An applicant should file with the clerk of the court an eligible surety bond, which must satisfy a series of straightforward requirements – the most critical of which are as follows:
- The bond must be equal to 175% of the claimed lien amount;
- The principal and surety must submit to the jurisdiction of the county where the property is located; and
- The surety must have a financial strength rating of ‘A’ and meet certain other requirements.
Once the surety bond has been obtained, applicants must file a brief petition with the clerk of the circuit court in which the property is located. The applicant must deliver written notice of the petition to the lien claimant. The lien claimant is then permitted 30 days from service of the notice to file objections to the surety bond.
If no objections are filed in this 30-day window, the applicant may proceed ex parte to establish that the surety bond is eligible. If the court agrees, it will enter an order “substituting the security of the bond for the property securing the lien claim and discharging the property described in the petition as being subject to the lien claim”.(3) If objections are filed, a hearing is set to determine the eligibility of the surety bond. Unlike many other states, where an applicant can simply file the surety bond with the county to accomplish substitution of the bond for the property, Illinois has built in an objection period, which could delay obtaining clear title to the property and any related sale or refinance.

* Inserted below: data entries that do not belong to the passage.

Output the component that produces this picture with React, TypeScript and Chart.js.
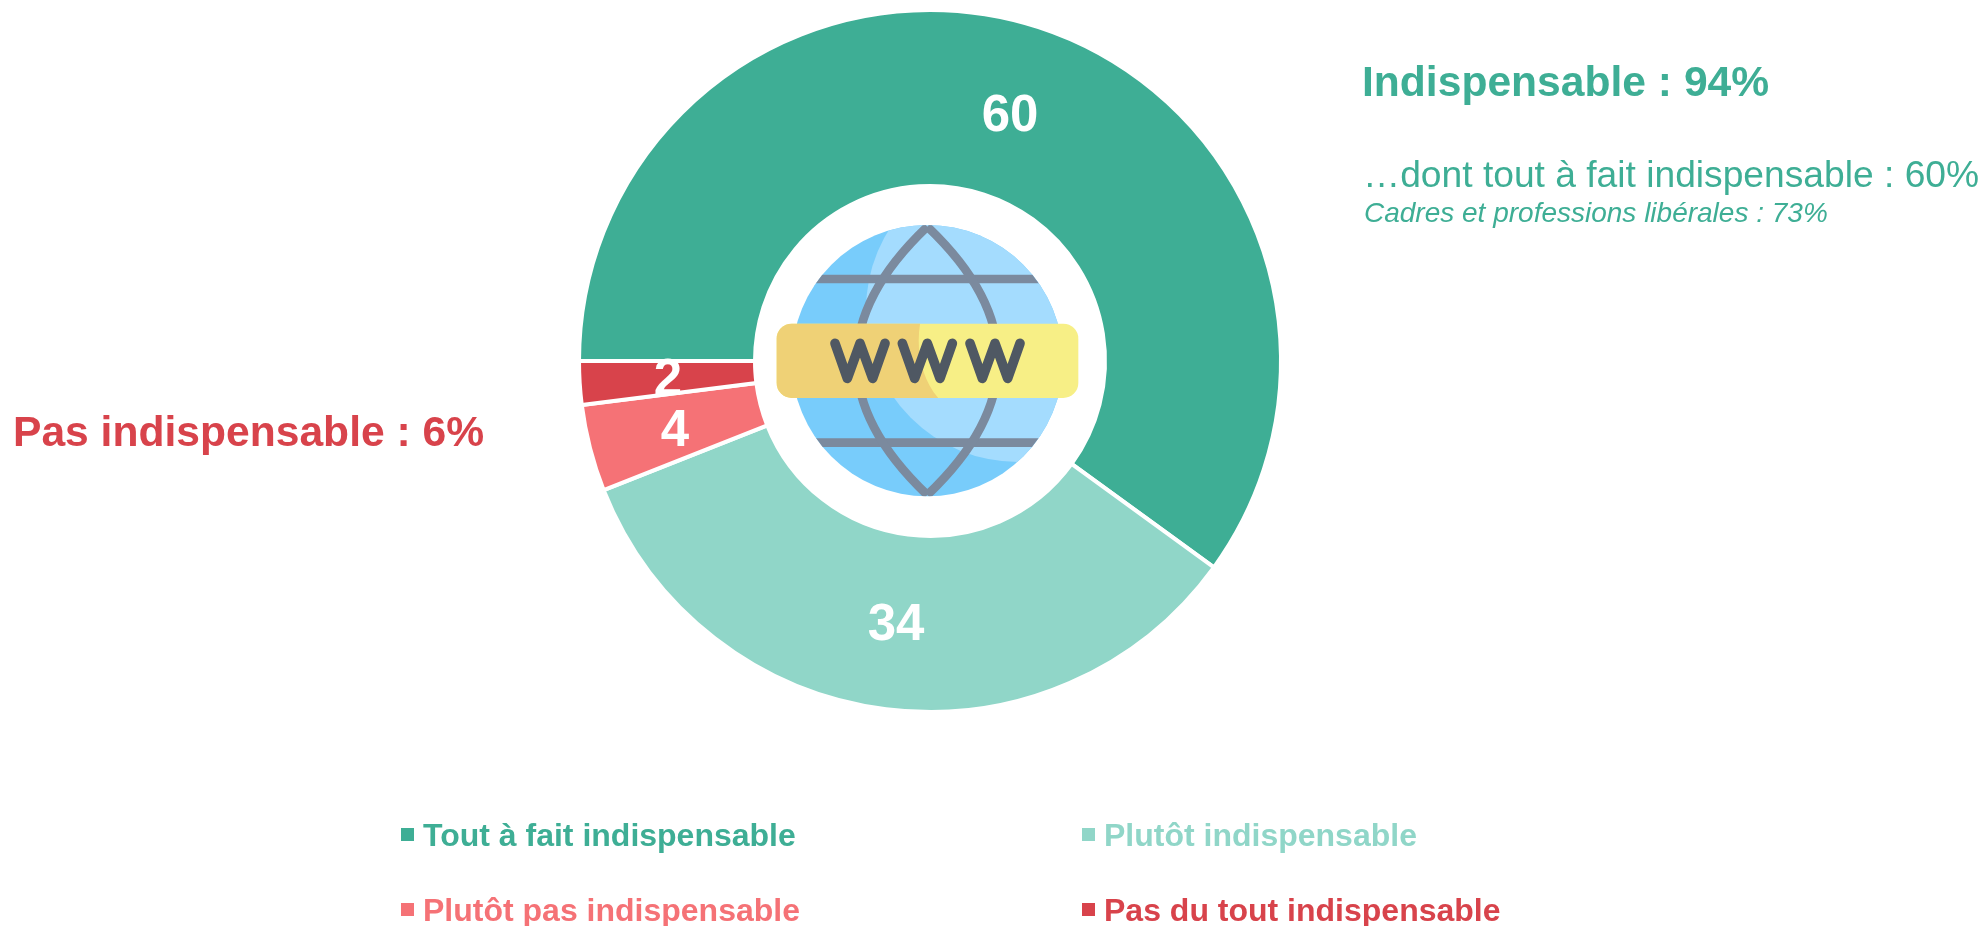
import React, { useEffect, useRef } from "react";
import { Chart, registerables } from "chart.js";

Chart.register(...registerables);

const categories = ["Tout à fait indispensable", "Plutôt indispensable", "Plutôt pas indispensable", "Pas du tout indispensable"];
const values = [60, 34, 4, 2];
const colors = ["#3EAE95", "#90D6C8", "#F57276", "#D8434B"];

const FONT = '"Liberation Sans", Arial, sans-serif';
const labelOffsets = [[80, -244], [-34, 265], [-255, 71], [-262, 20]];
const legendSlots = [[401, 846], [1082, 846], [401, 921], [1082, 921]];
const annotations = [
  { text: "Indispensable : 94%", x: 1362, y: 96, font: `bold 42.6px ${FONT}`, color: colors[0] },
  { text: "…dont tout à fait indispensable : 60%", x: 1363, y: 187, font: `37.2px ${FONT}`, color: colors[0] },
  { text: "Cadres et professions libérales : 73%", x: 1364, y: 222, font: `italic 28px ${FONT}`, color: colors[0] },
  { text: "Pas indispensable : 6%", x: 13, y: 446, font: `bold 42.6px ${FONT}`, color: colors[3] },
];

function drawGlobe(ctx: CanvasRenderingContext2D, cx: number, cy: number) {
  ctx.save();
  ctx.translate(cx - 190, cy - 161);
  ctx.scale(1 / 3, 1 / 3);
  ctx.save();
  ctx.beginPath();
  ctx.arc(562, 482, 407, 0, Math.PI * 2);
  ctx.clip();
  ctx.fillStyle = "#78CCFB";
  ctx.fillRect(100, 50, 950, 900);
  ctx.fillStyle = "#A4DCFE";
  ctx.beginPath();
  ctx.arc(834, 330, 456, 0, Math.PI * 2);
  ctx.fill();
  ctx.strokeStyle = "#7B8A9E";
  ctx.lineWidth = 26;
  for (const y of [237, 728]) {
    ctx.beginPath();
    ctx.moveTo(100, y);
    ctx.lineTo(1050, y);
    ctx.stroke();
  }
  ctx.lineWidth = 26;
  for (const c of [138, 986]) {
    ctx.beginPath();
    ctx.moveTo(562, 80);
    ctx.quadraticCurveTo(c, 482, 562, 885);
    ctx.stroke();
  }
  ctx.restore();

  const banner = () => {
    ctx.beginPath();
    ctx.roundRect(110, 371, 905, 223, 45);
  };
  ctx.fillStyle = "#F7EF86";
  banner();
  ctx.fill();
  ctx.save();
  banner();
  ctx.clip();
  ctx.fillStyle = "#EFD176";
  ctx.beginPath();
  ctx.moveTo(100, 360);
  ctx.lineTo(542, 360);
  ctx.bezierCurveTo(525, 450, 545, 540, 600, 600);
  ctx.lineTo(100, 600);
  ctx.closePath();
  ctx.fill();
  ctx.restore();

  ctx.strokeStyle = "#4F5863";
  ctx.lineWidth = 29;
  ctx.lineCap = "round";
  ctx.lineJoin = "round";
  for (const x of [285, 487, 690]) {
    ctx.beginPath();
    ctx.moveTo(x, 430);
    ctx.lineTo(x + 37, 535);
    ctx.lineTo(x + 75, 430);
    ctx.lineTo(x + 113, 535);
    ctx.lineTo(x + 150, 430);
    ctx.stroke();
  }
  ctx.restore();
}

const decorPlugin = {
  id: "decor",
  afterDraw(chart: any) {
    const { ctx } = chart;
    const arc = chart.getDatasetMeta(0).data[0];
    const cx = arc.x;
    const cy = arc.y;
    drawGlobe(ctx, cx, cy);
    ctx.save();
    ctx.textBaseline = "middle";
    ctx.textAlign = "center";
    ctx.fillStyle = "#FFFFFF";
    ctx.font = `bold 51px ${FONT}`;
    values.forEach((v, i) => {
      ctx.fillText(String(v), cx + labelOffsets[i][0], cy + labelOffsets[i][1]);
    });
    ctx.textBaseline = "alphabetic";
    ctx.textAlign = "left";
    for (const a of annotations) {
      ctx.font = a.font;
      ctx.fillStyle = a.color;
      ctx.fillText(a.text, a.x, a.y);
    }
    ctx.font = `bold 32px ${FONT}`;
    categories.forEach((c, i) => {
      const [x, y] = legendSlots[i];
      ctx.fillStyle = colors[i];
      ctx.fillRect(x, y - 18, 13, 13);
      ctx.fillText(c, x + 22, y);
    });
    ctx.restore();
  },
};

export default function App() {
  const ref = useRef<HTMLCanvasElement>(null);
  useEffect(() => {
    document.body.style.margin = "0";
    const chart = new Chart(ref.current!, {
      type: "doughnut",
      data: {
        labels: categories,
        datasets: [{ data: values, backgroundColor: colors, borderColor: "#FFFFFF", borderWidth: 4 }],
      },
      options: {
        animation: false,
        responsive: false,
        rotation: 270,
        circumference: 360,
        cutout: 175,
        layout: { padding: { left: 0, right: 125, top: 8, bottom: 212 } },
        plugins: { legend: { display: false }, tooltip: { enabled: false } },
      },
      plugins: [decorPlugin],
    });
    return () => chart.destroy();
  }, []);
  return <canvas ref={ref} width={1985} height={926} style={{ display: "block" }} />;
}
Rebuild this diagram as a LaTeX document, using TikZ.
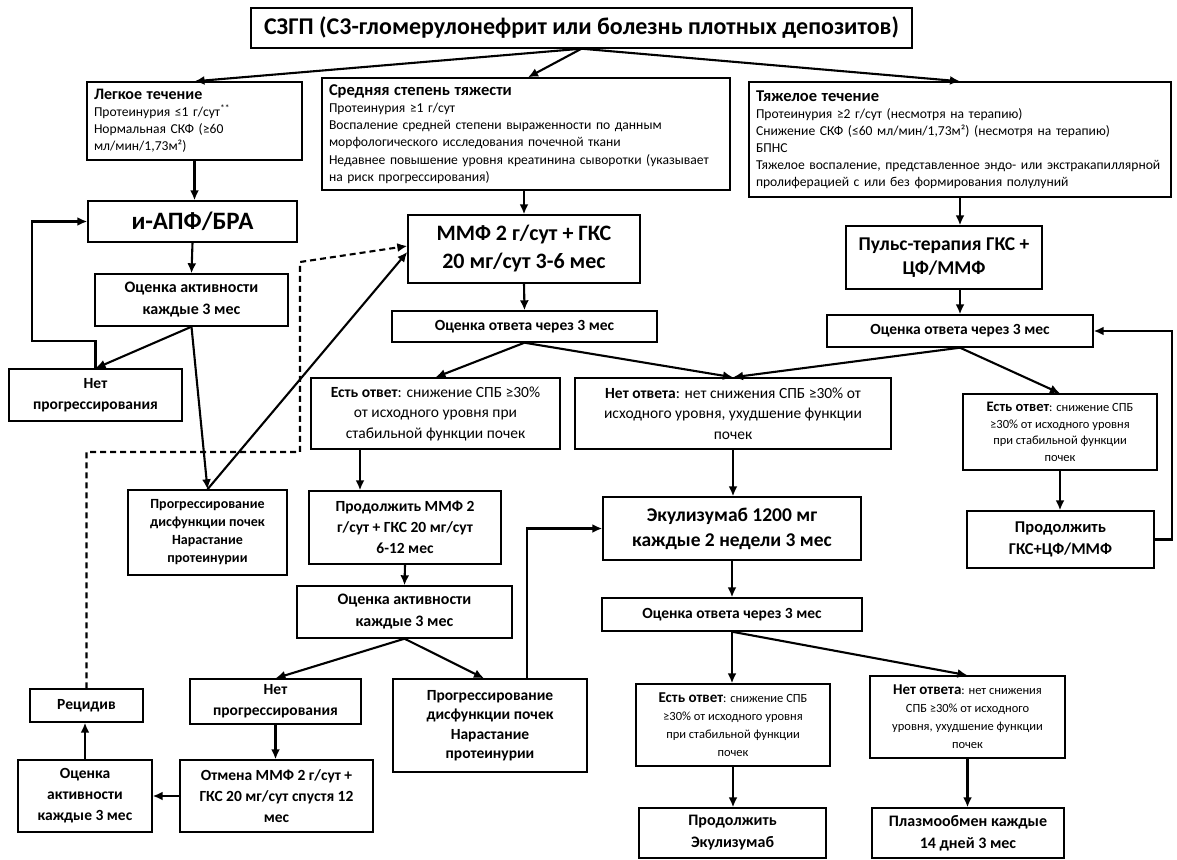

Once a surety bond has been approved by the court, the lien claimant’s action to recover on the bond can be asserted against only the principal and surety. No other parties are necessary to the litigation. Importantly, the principal and surety become jointly and severally liable to the lien claimant, but are entitled to raise defences, which are limited to those that could have been brought against the lien claimant as if no surety bond were issued.
Attorneys’ fees awarded to prevailing party
Section 38.1 provides for a mandatory award of attorneys’ fees to the “prevailing party” in the bond litigation, an award that might not otherwise be available in mechanics lien litigation.(4) A lien claimant is deemed the prevailing party if the judgment amount is equal to at least 75% of the amount of the lien claim; the award is capped at the amount remaining on the bond after judgment. The principal is deemed the prevailing party if the judgment amount is equal to or less than 25% of the amount of the lien claim; the cap is 50% of the lien claim amount.